Towards a nonequilibrium thermodynamics: a self-contained macroscopic description of driven diffusive systems

TL;DR

This paper develops a comprehensive macroscopic framework for nonequilibrium thermodynamics of driven diffusive systems, using simple postulates and transport coefficients, without relying on microscopic details.

Contribution

It introduces a self-contained macroscopic description based on minimal assumptions, including a variational principle and Hamilton-Jacobi equation for nonequilibrium free energy.

Findings

Correlation functions are generically nonlocal in nonequilibrium states.

The approach applies to a wide class of stochastic microscopic models.

The free energy functional can be explicitly calculated using the variational principle.

Abstract

In this paper we present a self-contained macroscopic description of diffusive systems interacting with boundary reservoirs and under the action of external fields. The approach is based on simple postulates which are suggested by a wide class of microscopic stochastic models where they are satisfied. The description however does not refer in any way to an underlying microscopic dynamics: the only input required are transport coefficients as functions of thermodynamic variables, which are experimentally accessible.

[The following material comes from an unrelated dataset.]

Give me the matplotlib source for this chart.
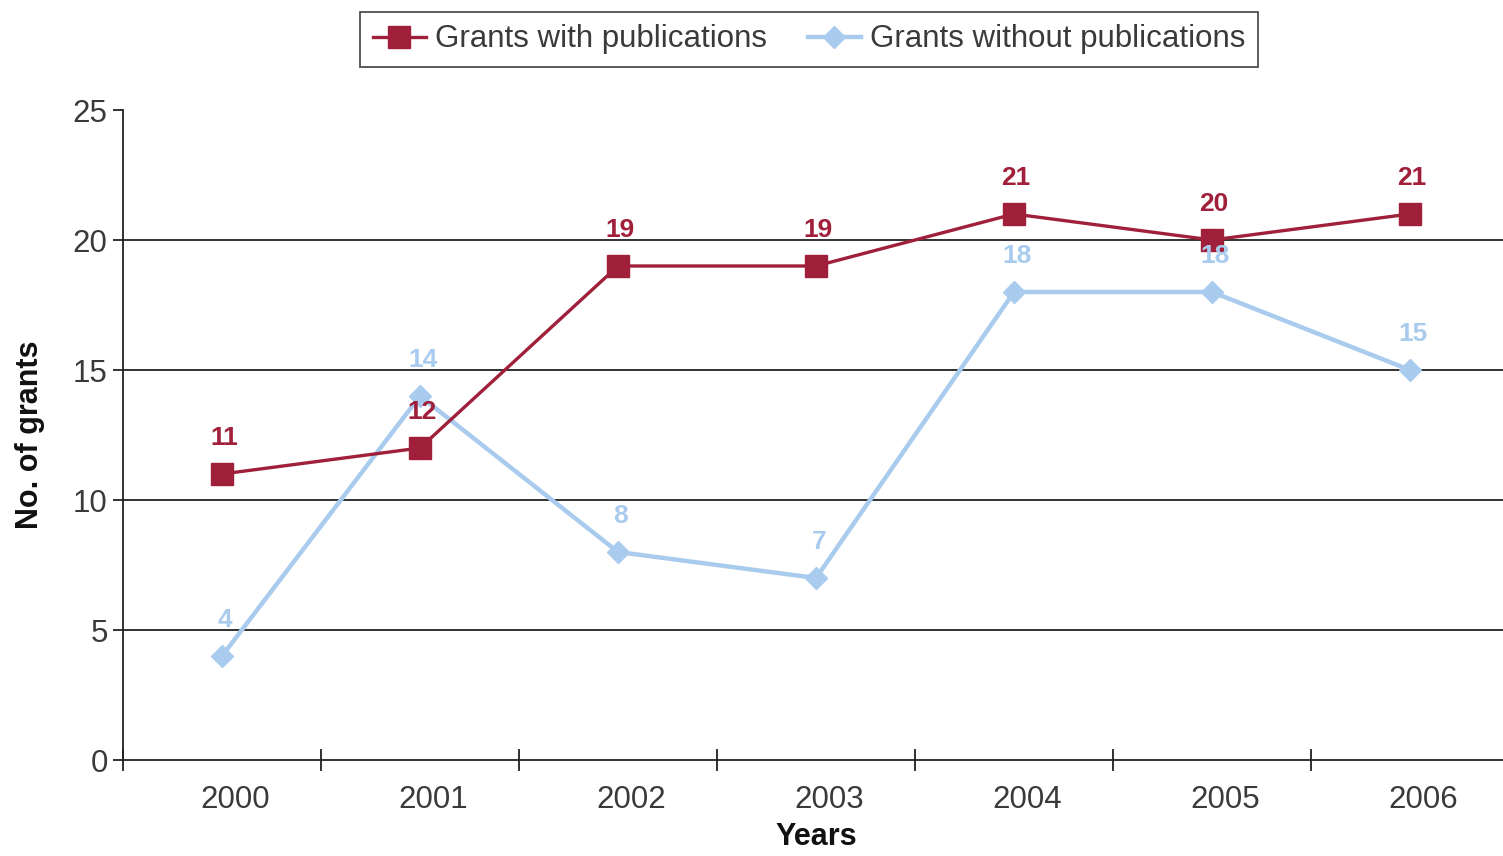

The basic postulates are local equilibrium which allows a hydrodynamic description of the evolution, the Einstein relation among the transport coefficients, and a variational principle defining the out of equilibrium free energy. Associated to the variational principle there is a Hamilton-Jacobi equation satisfied by the free energy, very useful for concrete calculations. Correlations over a macroscopic scale are, in our scheme, a generic property of nonequilibrium states. Correlation functions of any order can be calculated from the free energy functional which is generically a non local functional of thermodynamic variables. Special attention is given to the notion of equilibrium state from the standpoint of nonequilibrium.